Damit stellt sich u.a. die Frage der Unabhängigkeit, die das Bundesgericht in einem weiteren Grundsatzentscheid (BGE 1B_90/2016 vom 08.09.2016, Publikation in der AS vorgesehen) in dem Sinne löst, dass dies nur möglich sein soll, wenn der Polizist für Triage keine Dokumenteninhalte beurteilen muss:
Au vu des considérations précédentes, un policier – y compris s’il est un membre d’une brigade spécialisée – ne peut pas être désigné en tant qu’expert pour effectuer le tri des documents dans une procédure de levée des scellés lorsque celle-ci nécessite d’avoir accès au contenu des pièces (E. 3.2.3).

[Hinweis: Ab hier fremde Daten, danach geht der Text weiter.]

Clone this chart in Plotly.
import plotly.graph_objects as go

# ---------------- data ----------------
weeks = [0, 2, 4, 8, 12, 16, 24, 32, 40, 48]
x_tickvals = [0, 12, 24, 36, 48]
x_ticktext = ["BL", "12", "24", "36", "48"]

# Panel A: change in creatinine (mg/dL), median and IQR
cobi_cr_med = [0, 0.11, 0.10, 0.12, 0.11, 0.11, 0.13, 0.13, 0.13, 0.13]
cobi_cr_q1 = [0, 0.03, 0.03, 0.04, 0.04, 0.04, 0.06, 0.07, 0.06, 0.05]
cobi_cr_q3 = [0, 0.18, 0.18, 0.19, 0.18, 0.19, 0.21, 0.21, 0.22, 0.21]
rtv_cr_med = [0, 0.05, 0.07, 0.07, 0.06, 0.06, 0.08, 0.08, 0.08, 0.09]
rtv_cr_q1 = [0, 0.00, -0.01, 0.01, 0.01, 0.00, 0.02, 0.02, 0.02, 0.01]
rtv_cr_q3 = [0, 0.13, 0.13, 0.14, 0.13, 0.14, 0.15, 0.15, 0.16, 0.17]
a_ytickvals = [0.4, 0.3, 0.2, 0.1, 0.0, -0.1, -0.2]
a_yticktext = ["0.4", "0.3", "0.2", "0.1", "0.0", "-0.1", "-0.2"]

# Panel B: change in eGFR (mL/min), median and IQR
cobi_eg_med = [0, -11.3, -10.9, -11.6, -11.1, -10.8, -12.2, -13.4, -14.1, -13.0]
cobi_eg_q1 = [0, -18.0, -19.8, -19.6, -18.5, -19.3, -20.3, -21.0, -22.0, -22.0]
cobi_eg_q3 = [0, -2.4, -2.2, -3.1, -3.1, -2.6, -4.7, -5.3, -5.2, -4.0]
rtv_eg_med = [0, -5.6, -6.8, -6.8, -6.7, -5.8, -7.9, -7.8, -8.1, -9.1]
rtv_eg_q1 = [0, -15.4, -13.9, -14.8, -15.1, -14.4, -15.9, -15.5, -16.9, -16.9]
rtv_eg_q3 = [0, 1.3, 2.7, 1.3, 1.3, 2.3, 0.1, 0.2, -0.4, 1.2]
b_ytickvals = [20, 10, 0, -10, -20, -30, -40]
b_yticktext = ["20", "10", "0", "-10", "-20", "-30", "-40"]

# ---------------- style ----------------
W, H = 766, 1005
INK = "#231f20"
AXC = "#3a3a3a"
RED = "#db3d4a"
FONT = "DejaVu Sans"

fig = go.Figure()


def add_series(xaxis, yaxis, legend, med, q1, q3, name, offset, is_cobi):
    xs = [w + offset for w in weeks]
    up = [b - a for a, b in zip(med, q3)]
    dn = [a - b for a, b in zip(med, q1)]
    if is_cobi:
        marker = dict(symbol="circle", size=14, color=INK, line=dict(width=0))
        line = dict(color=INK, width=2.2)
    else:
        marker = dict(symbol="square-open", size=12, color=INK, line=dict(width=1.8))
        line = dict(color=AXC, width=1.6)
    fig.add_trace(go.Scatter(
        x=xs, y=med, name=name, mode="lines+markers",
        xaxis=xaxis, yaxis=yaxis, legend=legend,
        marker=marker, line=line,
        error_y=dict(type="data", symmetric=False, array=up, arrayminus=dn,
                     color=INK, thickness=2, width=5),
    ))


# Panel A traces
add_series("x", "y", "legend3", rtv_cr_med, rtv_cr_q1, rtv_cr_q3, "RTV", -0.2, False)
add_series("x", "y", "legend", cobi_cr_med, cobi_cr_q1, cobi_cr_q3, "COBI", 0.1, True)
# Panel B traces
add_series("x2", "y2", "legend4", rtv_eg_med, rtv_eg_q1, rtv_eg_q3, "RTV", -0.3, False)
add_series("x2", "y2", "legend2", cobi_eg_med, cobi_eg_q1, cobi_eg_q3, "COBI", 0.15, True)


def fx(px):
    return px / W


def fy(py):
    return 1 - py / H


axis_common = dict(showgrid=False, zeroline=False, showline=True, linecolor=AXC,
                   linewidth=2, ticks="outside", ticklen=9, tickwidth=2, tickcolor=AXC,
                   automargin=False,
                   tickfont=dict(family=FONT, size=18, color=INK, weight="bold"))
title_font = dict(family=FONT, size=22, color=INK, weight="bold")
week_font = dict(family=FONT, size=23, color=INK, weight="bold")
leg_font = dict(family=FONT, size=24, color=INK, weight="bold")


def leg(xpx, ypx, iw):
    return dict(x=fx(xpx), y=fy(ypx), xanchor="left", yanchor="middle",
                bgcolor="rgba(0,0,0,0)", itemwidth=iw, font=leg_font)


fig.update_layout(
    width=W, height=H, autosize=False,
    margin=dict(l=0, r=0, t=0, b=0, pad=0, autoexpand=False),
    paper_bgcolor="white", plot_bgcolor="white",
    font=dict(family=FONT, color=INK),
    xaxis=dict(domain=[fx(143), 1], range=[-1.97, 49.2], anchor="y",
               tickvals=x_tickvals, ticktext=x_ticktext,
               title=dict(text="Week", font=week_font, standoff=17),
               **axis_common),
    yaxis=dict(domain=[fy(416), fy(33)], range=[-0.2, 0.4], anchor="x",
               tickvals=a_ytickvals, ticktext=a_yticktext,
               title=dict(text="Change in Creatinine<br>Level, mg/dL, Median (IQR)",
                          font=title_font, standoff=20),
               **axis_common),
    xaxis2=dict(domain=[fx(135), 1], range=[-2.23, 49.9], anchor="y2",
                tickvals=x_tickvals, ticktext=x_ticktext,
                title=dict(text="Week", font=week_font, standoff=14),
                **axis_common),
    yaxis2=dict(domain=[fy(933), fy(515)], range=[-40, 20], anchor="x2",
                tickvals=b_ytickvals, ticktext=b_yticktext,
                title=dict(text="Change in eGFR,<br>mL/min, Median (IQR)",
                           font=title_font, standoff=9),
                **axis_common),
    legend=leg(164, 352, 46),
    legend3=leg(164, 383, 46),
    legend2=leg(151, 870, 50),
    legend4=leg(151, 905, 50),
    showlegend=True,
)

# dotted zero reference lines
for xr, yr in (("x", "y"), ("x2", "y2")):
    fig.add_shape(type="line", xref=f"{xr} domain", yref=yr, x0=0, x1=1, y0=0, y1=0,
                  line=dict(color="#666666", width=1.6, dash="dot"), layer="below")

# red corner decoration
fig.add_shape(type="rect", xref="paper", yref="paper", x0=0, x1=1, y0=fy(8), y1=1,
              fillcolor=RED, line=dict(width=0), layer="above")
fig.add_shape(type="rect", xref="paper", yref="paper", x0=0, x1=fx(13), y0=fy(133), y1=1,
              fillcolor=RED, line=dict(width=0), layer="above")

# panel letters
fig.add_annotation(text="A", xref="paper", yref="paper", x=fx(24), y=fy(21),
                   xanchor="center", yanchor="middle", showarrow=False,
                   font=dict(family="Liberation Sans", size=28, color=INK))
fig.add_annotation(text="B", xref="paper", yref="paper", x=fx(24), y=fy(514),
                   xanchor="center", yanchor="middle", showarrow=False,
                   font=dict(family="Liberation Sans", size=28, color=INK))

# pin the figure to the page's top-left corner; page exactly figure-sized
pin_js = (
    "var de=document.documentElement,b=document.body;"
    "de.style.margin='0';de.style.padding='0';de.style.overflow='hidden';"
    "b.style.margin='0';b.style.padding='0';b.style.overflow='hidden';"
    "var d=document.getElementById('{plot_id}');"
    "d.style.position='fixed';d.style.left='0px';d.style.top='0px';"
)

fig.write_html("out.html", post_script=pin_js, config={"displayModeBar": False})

Abgesehen davon, dass der Auftrag an den Polizisten und damit auch seine Kompetenz im vorliegenden Fall erstaunlich weit gefasst ist, ist mir das Bundesgericht noch immer zu grosszügig. Ich würde Polizisten als Sachverständige grundsätzlich ausschliessen.

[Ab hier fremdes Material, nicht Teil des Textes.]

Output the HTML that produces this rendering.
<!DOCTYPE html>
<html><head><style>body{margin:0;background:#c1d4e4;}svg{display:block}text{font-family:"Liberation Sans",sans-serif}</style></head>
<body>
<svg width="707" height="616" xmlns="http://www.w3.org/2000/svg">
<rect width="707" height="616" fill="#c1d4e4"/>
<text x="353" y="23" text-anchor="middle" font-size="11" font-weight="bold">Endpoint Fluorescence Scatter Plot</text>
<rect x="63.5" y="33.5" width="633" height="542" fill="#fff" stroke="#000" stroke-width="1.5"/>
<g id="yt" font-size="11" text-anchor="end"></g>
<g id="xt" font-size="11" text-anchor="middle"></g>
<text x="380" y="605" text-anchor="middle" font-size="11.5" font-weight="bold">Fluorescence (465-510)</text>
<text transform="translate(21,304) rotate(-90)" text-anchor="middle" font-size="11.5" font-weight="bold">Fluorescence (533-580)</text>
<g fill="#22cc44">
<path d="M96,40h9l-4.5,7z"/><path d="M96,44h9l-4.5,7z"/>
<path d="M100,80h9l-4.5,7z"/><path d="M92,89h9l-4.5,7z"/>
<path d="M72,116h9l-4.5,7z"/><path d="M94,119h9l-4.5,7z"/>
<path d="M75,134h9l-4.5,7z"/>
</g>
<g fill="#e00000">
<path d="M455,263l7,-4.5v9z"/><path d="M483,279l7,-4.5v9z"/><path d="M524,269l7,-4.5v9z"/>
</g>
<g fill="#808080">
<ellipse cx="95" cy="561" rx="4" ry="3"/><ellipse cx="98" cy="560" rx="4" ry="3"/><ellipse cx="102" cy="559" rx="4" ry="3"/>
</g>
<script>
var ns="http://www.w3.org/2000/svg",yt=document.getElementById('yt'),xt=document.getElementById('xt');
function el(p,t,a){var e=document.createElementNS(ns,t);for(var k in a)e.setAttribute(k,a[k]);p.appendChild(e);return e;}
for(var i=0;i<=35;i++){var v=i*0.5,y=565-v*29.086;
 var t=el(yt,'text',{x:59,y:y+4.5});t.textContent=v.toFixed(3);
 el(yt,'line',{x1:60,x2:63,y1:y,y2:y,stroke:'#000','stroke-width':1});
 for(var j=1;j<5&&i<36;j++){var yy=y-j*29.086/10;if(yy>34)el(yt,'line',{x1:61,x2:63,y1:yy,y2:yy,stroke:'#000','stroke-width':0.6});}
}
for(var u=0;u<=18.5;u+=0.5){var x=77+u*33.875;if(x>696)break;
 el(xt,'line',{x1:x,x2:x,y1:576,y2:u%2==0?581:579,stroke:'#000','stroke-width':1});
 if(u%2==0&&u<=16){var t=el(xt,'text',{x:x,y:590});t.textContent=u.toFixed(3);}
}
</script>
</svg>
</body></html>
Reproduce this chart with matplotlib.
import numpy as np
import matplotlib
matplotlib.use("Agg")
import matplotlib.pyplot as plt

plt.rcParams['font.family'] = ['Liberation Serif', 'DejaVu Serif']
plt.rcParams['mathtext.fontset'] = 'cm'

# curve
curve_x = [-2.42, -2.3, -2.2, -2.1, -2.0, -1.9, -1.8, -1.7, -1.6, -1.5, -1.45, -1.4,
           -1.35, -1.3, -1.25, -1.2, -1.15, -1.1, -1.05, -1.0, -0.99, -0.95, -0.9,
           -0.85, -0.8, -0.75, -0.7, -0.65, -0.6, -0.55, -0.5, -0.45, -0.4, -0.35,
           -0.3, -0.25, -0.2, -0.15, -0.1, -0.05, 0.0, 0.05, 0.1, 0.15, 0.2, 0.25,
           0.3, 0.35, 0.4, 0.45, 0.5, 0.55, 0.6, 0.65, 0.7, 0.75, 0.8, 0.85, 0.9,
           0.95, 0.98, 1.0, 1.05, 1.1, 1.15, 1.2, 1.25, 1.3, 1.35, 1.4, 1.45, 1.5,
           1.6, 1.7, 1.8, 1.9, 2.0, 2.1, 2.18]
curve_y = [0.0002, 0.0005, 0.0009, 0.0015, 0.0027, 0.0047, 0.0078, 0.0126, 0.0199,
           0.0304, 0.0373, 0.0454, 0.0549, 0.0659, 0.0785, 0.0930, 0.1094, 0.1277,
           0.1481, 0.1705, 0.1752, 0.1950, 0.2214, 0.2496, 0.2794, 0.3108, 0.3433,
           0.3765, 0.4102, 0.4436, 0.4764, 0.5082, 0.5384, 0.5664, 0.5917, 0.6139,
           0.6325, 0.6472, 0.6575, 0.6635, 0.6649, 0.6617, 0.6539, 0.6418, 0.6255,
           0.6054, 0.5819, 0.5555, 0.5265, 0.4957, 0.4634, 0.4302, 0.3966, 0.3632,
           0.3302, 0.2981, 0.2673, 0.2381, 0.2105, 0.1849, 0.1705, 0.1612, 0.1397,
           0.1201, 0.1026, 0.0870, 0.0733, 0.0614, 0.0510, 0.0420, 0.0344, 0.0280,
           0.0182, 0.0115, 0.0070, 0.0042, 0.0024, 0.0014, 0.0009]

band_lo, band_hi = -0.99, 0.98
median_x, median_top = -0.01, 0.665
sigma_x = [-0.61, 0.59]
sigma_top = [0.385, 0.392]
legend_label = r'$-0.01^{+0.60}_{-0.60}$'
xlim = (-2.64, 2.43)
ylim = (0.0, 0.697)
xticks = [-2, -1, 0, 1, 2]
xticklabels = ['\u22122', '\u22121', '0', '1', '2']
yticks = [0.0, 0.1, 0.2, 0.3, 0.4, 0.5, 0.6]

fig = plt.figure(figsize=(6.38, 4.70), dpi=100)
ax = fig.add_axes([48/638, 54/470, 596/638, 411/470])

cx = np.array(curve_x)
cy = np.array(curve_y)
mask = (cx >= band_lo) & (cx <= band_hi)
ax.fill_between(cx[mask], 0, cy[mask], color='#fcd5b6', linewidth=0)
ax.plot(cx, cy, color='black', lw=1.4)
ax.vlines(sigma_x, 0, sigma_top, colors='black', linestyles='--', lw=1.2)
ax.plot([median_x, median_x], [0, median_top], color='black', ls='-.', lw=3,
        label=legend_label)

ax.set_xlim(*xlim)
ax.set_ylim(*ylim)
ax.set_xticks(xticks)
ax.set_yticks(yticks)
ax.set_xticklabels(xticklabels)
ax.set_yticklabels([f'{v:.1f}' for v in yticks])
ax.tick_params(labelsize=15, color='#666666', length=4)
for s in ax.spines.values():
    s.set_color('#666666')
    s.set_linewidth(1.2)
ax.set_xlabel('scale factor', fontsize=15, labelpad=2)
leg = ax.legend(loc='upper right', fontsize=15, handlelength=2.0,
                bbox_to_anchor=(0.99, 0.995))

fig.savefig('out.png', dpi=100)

Der Polizist wird ja nicht zur materiellen Prüfung des Inhalts begezogen, sondern um diese Prüfung technisch zu begleiten, also zur Erstellung einer forensischen Kopie des Inhalts, Aufbereitung dieser Daten zur Visionierung, bedienung der Software bei Visionierung und Umsetzung der Beschlüsse des Entsiegelungsrichters (also z.B. Entfernen von Inhalten aus dem Index oder Löschen von Inhalten vom Datenträger).
Meines Erachtens ist seine Qualifikation als Sachverständiger im Sinne von Art. 248 Abs. 4 StPO falsch. “Sachverständige” im Sinne dieser Bestimmung sind Ärzte, Mitglieder der Anwaltskommission, Geistliche, militärische und andere Experten – eben Sachverständige in der inhaltlich zu prüfenden Materie (z.B. zur Ausscheidung von spezifischen Geschäftsgeheimnissen). Der polizeiliche Computerforensiker ist eine schlichte – handwerkliche – Hilfsperson, wenn auch eine besonders qualifizierte.
Dass von den Zwangsmassnahmengerichten schon für die Bedienung von betriebsnotwendiger Software Sachverständigentitel verteilt werden – was dann noch implizit vom Bundesgericht so bestätigt wird -, illustriert aber gleich mehrere Probleme des heutigen Entsiegelungsverfahrens und der Beweisführung überhaupt mit elektronischen Daten.